AIM -
Present every line in which the string "code" appears.

-- start PROVIDED RECORDS --

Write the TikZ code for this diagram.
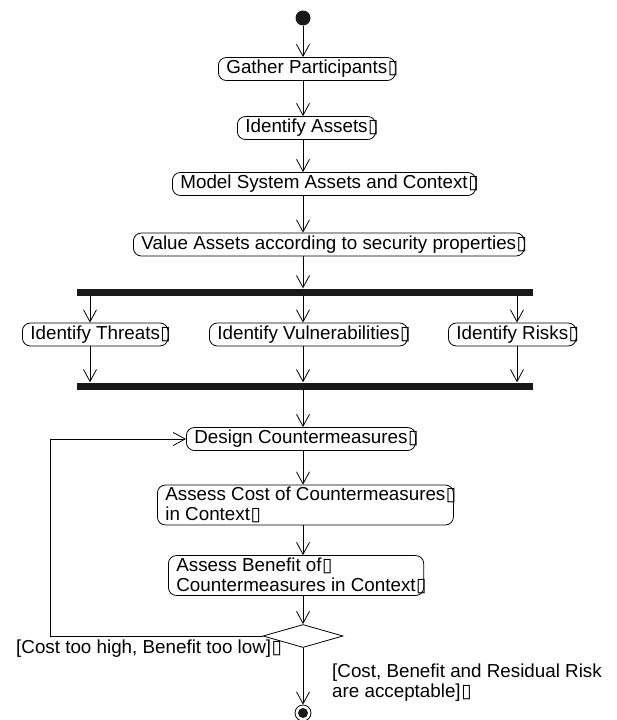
\documentclass[tikz,border=0pt]{standalone}
\usepackage{fontspec}
\setmainfont{Liberation Sans}
\newfontfamily\sqfont{DejaVu Sans}
\usetikzlibrary{arrows.meta,shapes.geometric}
\newcommand\sqmark{\rlap{\hspace{0.5pt}\sqfont ▯}}
\begin{document}
\begin{tikzpicture}[x=1pt, y=-1pt,
    act/.style={draw, line width=0.8pt, rounded corners=8pt, anchor=west, align=left,
      inner xsep=8pt, inner ysep=2pt, minimum height=23pt, font=\fontsize{18.8}{20}\selectfont},
    bar/.style={fill=black!90, minimum width=456pt, minimum height=7pt, inner sep=0pt},
    decision/.style={diamond, draw, line width=0.8pt, minimum width=80pt, minimum height=23pt, inner sep=0pt},
    startdot/.style={circle, fill=black!90, minimum size=15pt, inner sep=0pt},
    enddot/.style={circle, draw, line width=0.8pt, minimum size=16pt, inner sep=0pt,
      path picture={\fill[black!90] (path picture bounding box.center) circle (5pt);}},
    guard/.style={inner sep=0pt, align=left, font=\fontsize{18.8}{20}\selectfont},
    flow/.style={-{Straight Barb[length=12pt,width=13pt]}, line width=0.8pt}]
  \useasboundingbox (0,0) rectangle (616,720);
  \coordinate (axis) at (303,0);
  \coordinate (tx) at (90,0);
  \coordinate (rx) at (517,0);

  \node[startdot] (start) at (303,18) {};
  \node[act] (gather) at (218,69) {Gather Participants\sqmark};
  \node[act] (assets) at (237,128) {Identify Assets\sqmark};
  \node[act] (model) at (172,184) {Model System Assets and Context\sqmark};
  \node[act] (value) at (133,244.5) {Value Assets according to security properties\sqmark};
  \node[bar] (fork) at (305,292) {};
  \node[act] (threats) at (22,334.5) {Identify Threats\sqmark};
  \node[act] (vuln) at (209,334.5) {Identify Vulnerabilities\sqmark};
  \node[act] (risks) at (448,334.5) {Identify Risks\sqmark};
  \node[bar] (join) at (305,386) {};
  \node[act] (design) at (186,439) {Design Countermeasures\sqmark};
  \node[act] (cost) at (157,505) {Assess Cost of Countermeasures\sqmark\\in Context\sqmark};
  \node[act] (benefit) at (168,575.5) {Assess Benefit of\sqmark\\Countermeasures in Context\sqmark};
  \node[decision] (dec) at (303,636) {};
  \node[enddot] (stop) at (303,713) {};
  \node[guard, anchor=west] (toohigh) at (16,649) {[Cost too high, Benefit too low]\sqmark};
  \node[guard, anchor=north west] (accept) at (332,664)
    {[Cost, Benefit and Residual Risk\\are acceptable]\sqmark};

  % main flow
  \foreach \a/\b in {start/gather, gather/assets, assets/model, model/value, value/fork,
      fork/vuln, vuln/join, join/design, design/cost, cost/benefit, benefit/dec, dec/stop}
    \draw[flow] (axis |- \a.south) -- (axis |- \b.north);
  \foreach \c/\n in {tx/threats, rx/risks} {
    \draw[flow] (\c |- fork.south) -- (\c |- \n.north);
    \draw[flow] (\c |- \n.south) -- (\c |- join.north);
  }
  % loop back
  \coordinate (back) at (50,636);
  \draw[flow] (dec.west) -- (back) |- (design.west);
\end{tikzpicture}
\end{document}
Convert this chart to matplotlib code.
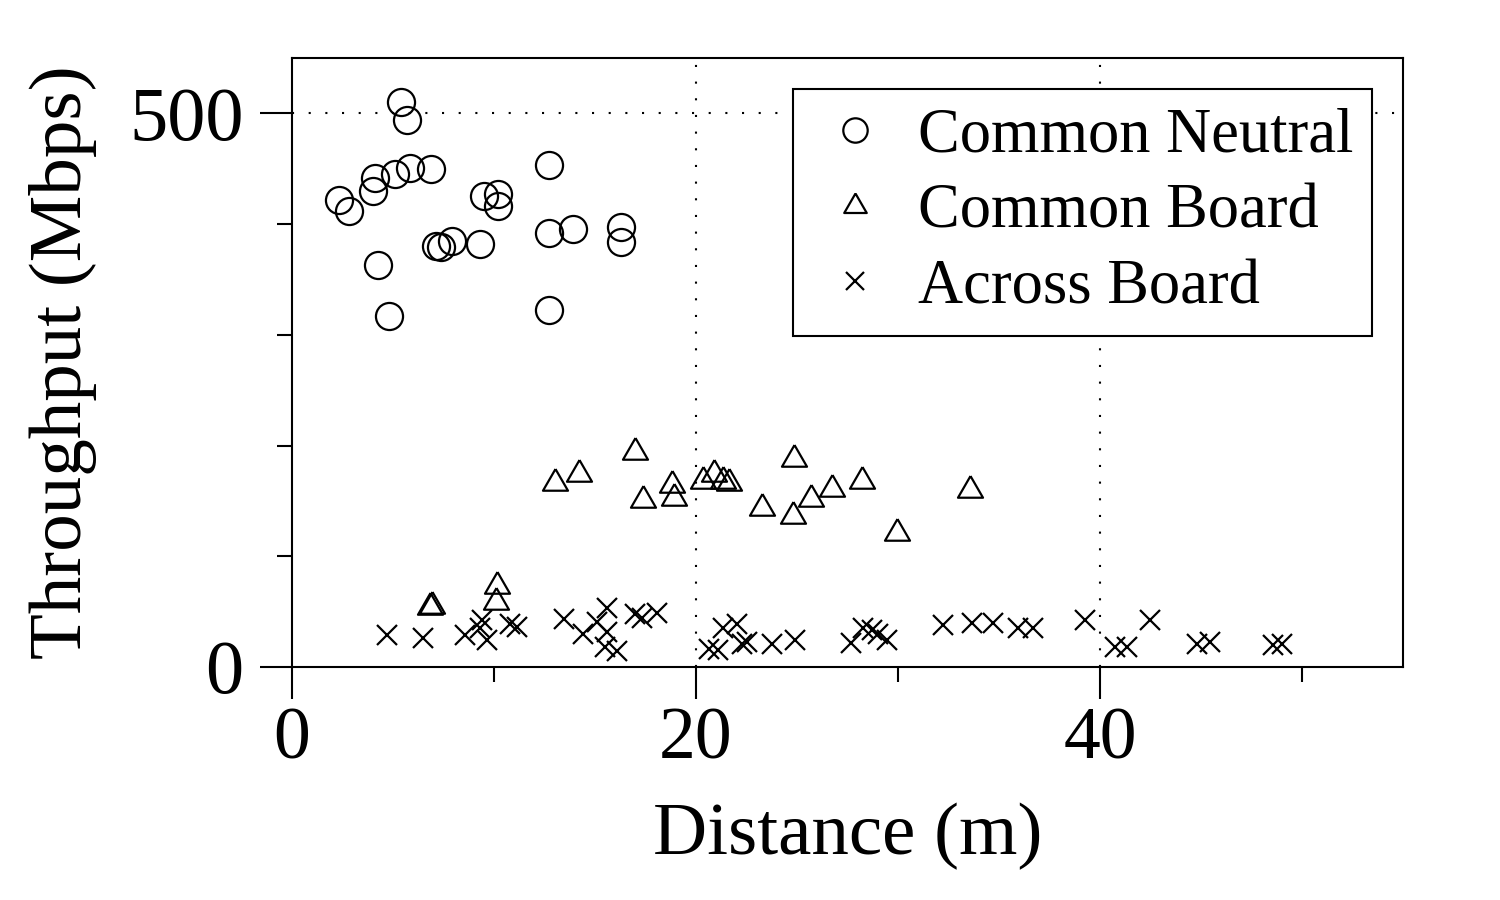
import matplotlib
matplotlib.use("Agg")
import matplotlib.pyplot as plt

plt.rcParams['font.family'] = ['Liberation Serif', 'DejaVu Serif']

# Common Neutral (circles)
cn_x = [5.38, 5.71, 5.84, 6.88, 5.08, 4.12, 4.00, 2.31, 2.81, 12.71, 10.21, 9.52,
        10.21, 12.72, 13.90, 16.29, 16.29, 7.90, 7.38, 7.13, 9.32, 4.27, 4.79, 12.72]
cn_y = [510, 494, 451, 450, 445, 442, 430, 422, 412, 453, 427, 425,
        416, 392, 396, 397, 384, 385, 379, 380, 382, 363, 317, 322]

# Common Board (triangles)
cb_x = [6.83, 6.95, 10.08, 10.13, 13.0, 14.21, 16.98, 17.38, 18.81, 18.9, 20.36,
        20.89, 21.35, 21.63, 23.28, 24.82, 24.85, 25.69, 26.72, 28.23, 29.93, 33.56]
cb_y = [54, 55, 59, 73, 166, 174, 194, 151, 164, 153, 168,
        174, 168, 166, 144, 136, 188, 152, 161, 168, 121, 160]

# Across Board (crosses)
ab_x = [4.69, 6.50, 8.56, 9.39, 9.31, 9.64, 10.79, 11.12, 13.47, 14.42, 15.58,
        15.08, 15.58, 15.50, 16.07, 16.98, 17.31, 18.05, 20.64, 21.11, 21.35, 22.01,
        22.26, 22.50, 23.75, 24.90, 27.67, 28.25, 28.70, 29.03, 29.44, 32.21, 33.65,
        34.72, 35.96, 36.70, 39.26, 40.74, 41.32, 42.48, 44.79, 45.45, 48.58, 48.99]
ab_y = [29, 26, 29, 42, 35, 24, 39, 36, 43, 30, 53,
        41, 32, 18, 14, 48, 44, 49, 16, 15, 35, 39,
        21, 23, 21, 24, 22, 35, 33, 30, 24, 38, 40,
        40, 35, 35, 42, 18, 18, 42, 21, 23, 20, 21]

labels = ["Common Neutral", "Common Board", "Across Board"]
x_major = [0, 20, 40]
x_minor = [10, 30, 50]
y_major = [0, 500]
y_minor = [100, 200, 300, 400]

fig = plt.figure(figsize=(15, 9), dpi=100)
ax = fig.add_axes([292/1500, 1-667/900, (1403-292)/1500, (667-58)/900])

tri = [(0, 1), (-0.866, -0.5), (0.866, -0.5), (0, 1)]

dot = (0, (1, 7))
ax.axhline(500, color='black', lw=1.5, linestyle=dot, zorder=1)
for gx in [20, 40]:
    ax.axvline(gx, color='black', lw=1.5, linestyle=dot, zorder=1)

ax.plot(cn_x, cn_y, linestyle='none', marker='o', markersize=19.5,
        mfc='none', mec='black', mew=1.6, label=labels[0], zorder=3)
ax.plot(cb_x, cb_y, linestyle='none', marker=tri, markersize=20.8,
        mfc='none', mec='black', mew=1.6, label=labels[1], zorder=3)
ax.plot(ab_x, ab_y, linestyle='none', marker='x', markersize=15,
        mec='black', mew=1.6, label=labels[2], zorder=3)

ax.set_xlim(0, 55)
ax.set_ylim(0, 550)
ax.set_xticks(x_major)
ax.set_xticks(x_minor, minor=True)
ax.set_yticks(y_major)
ax.set_yticks(y_minor, minor=True)
ax.set_xticklabels([str(v) for v in x_major])
ax.set_yticklabels([str(v) for v in y_major])

ax.tick_params(axis='x', which='major', direction='out', length=23, width=1.5,
               labelsize=53, pad=6, color='black')
ax.tick_params(axis='y', which='major', direction='out', length=23, width=1.5,
               labelsize=55, pad=12, color='black')
ax.tick_params(which='minor', direction='out', length=11, width=1.5, color='black')
for s in ax.spines.values():
    s.set_linewidth(1.5)
    s.set_color('black')

ax.set_xlabel("Distance (m)", fontsize=54, labelpad=20)
ax.set_ylabel("Throughput (Mbps)", fontsize=54, labelpad=23)

leg = ax.legend(loc='upper right', fontsize=45, frameon=True, fancybox=False,
                edgecolor='black', framealpha=1, markerscale=0.9,
                borderaxespad=0.5, handletextpad=0.3, labelspacing=0.28,
                borderpad=0.3, handlelength=1.4)
leg.get_frame().set_linewidth(1.5)

fig.savefig("out.png", dpi=100)
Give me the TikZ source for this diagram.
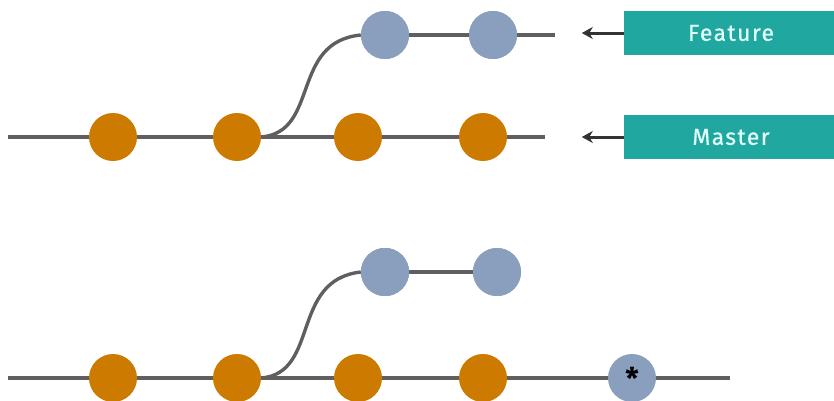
\documentclass[tikz,border=0pt]{standalone}
\usetikzlibrary{arrows.meta}
\usepackage{fontspec}
\setmainfont{Fira Sans}
\definecolor{orng}{RGB}{204,122,0}
\definecolor{bgrey}{RGB}{138,159,190}
\definecolor{lgrey}{RGB}{95,95,95}
\definecolor{teal1}{RGB}{32,168,160}
\definecolor{ltxt}{RGB}{225,252,250}
\begin{document}
\begin{tikzpicture}[x=1pt,y=-1pt,
  line/.style={draw=lgrey,line width=3.4pt},
  mc/.style={circle,fill=orng,minimum size=48pt,inner sep=0pt},
  fc/.style={circle,fill=bgrey,minimum size=48pt,inner sep=0pt},
  lab/.style={fill=teal1,text=ltxt,minimum width=210pt,minimum height=44pt,inner sep=0pt,font=\fontsize{23}{24}\selectfont\addfontfeatures{LetterSpace=6,FakeBold=0.6}},
  ptr/.style={draw=black!80,line width=3pt,-{Stealth[length=11pt,width=12pt]}}]
\useasboundingbox (0,0) rectangle (834,400);
% ---- top diagram ----
\coordinate (ms) at (8,137);
\coordinate (me) at (545,137);
\coordinate (fe) at (555,35);
\draw[line] (ms) -- (me);
\node[fc] (f1) at (385,35) {};
\node[fc] (f2) at (493,35) {};
\draw[line] (f1) -- (fe);
\node[mc] (m1) at (113,137) {};
\node[mc] (m2) at (237,137) {};
\node[mc] (m3) at (358,137) {};
\node[mc] (m4) at (483,137) {};
\draw[line] (m2.east) .. controls (320,132) and (290,42) .. (f1.west);
\node[fc] at (385,35) {};
\node[fc] at (493,35) {};
\node[lab] (feat) at (729,33) {\hspace*{4pt}Feature};
\node[lab] (mast) at (729,137) {\hspace*{4pt}Master};
\draw[ptr] (feat.west) -- ++(-42,0) coordinate (fa);
\draw[ptr] (mast.west) -- ++(-42,0) coordinate (ma);
% ---- bottom diagram ----
\coordinate (bs) at (8,378);
\coordinate (be) at (730,378);
\draw[line] (bs) -- (be);
\node[fc] (g1) at (385,272) {};
\node[fc] (g2) at (497,272) {};
\draw[line] (g1) -- (g2);
\node[fc] at (385,272) {};
\node[fc] at (497,272) {};
\node[mc] (n1) at (113,378) {};
\node[mc] (n2) at (237,378) {};
\node[mc] (n3) at (358,378) {};
\node[mc] (n4) at (483,378) {};
\draw[line] (n2.east) .. controls (320,373) and (290,280) .. (g1.west);
\node[fc] at (385,272) {};
\node[fc,font=\fontsize{30}{30}\selectfont\bfseries] (star) at (632,378) {\raisebox{-8pt}{*}};
\end{tikzpicture}
\end{document}
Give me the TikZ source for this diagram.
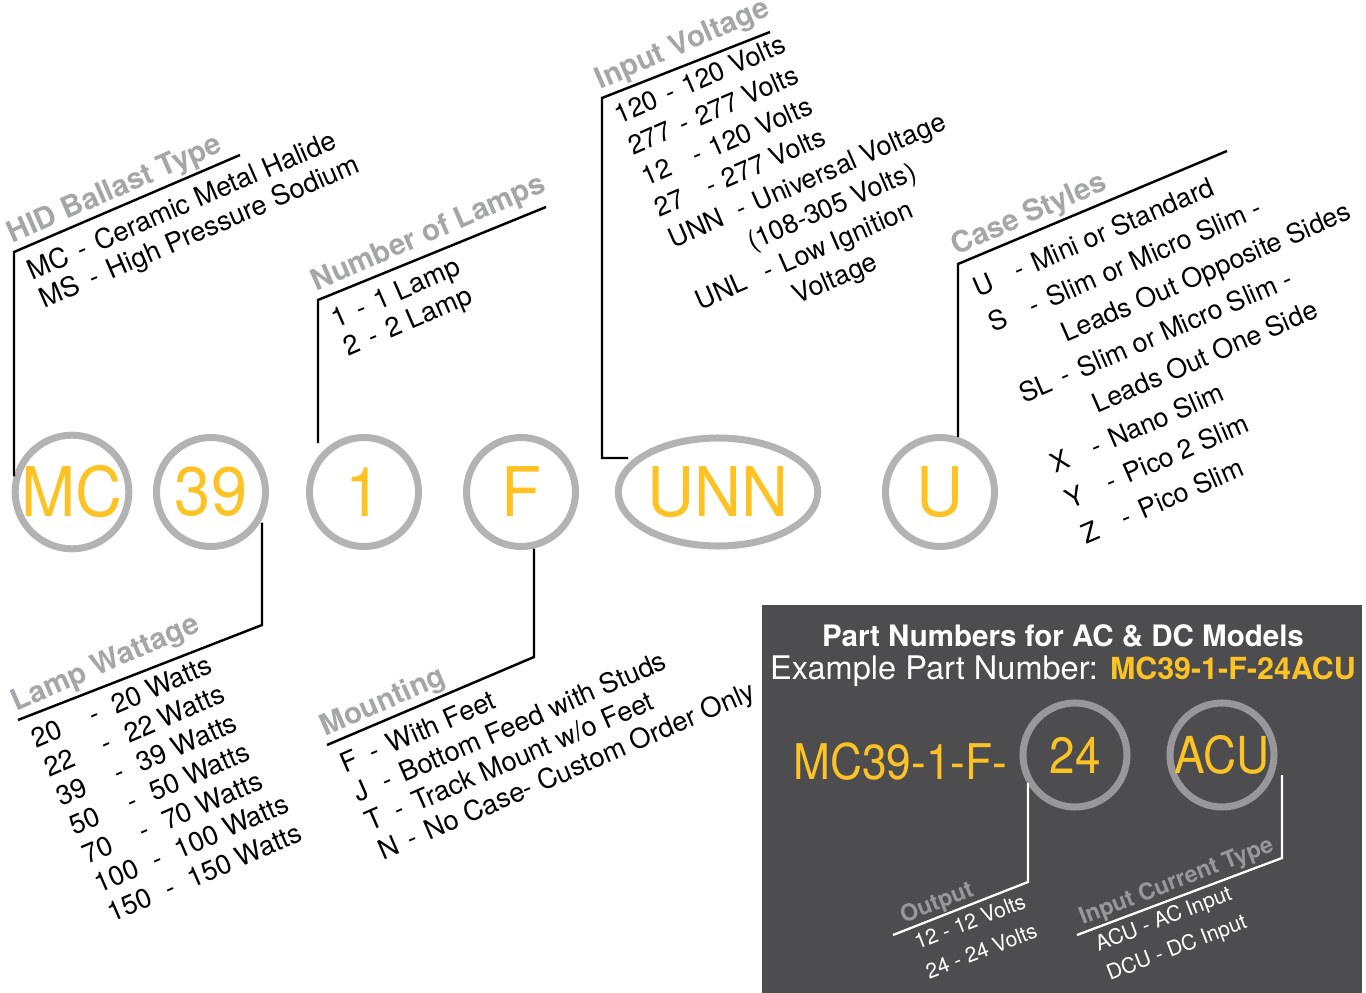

-- end PROVIDED RECORDS --

FINISHED EXERCISE -
Write the TikZ code for this diagram.
Convert this chart to matplotlib code.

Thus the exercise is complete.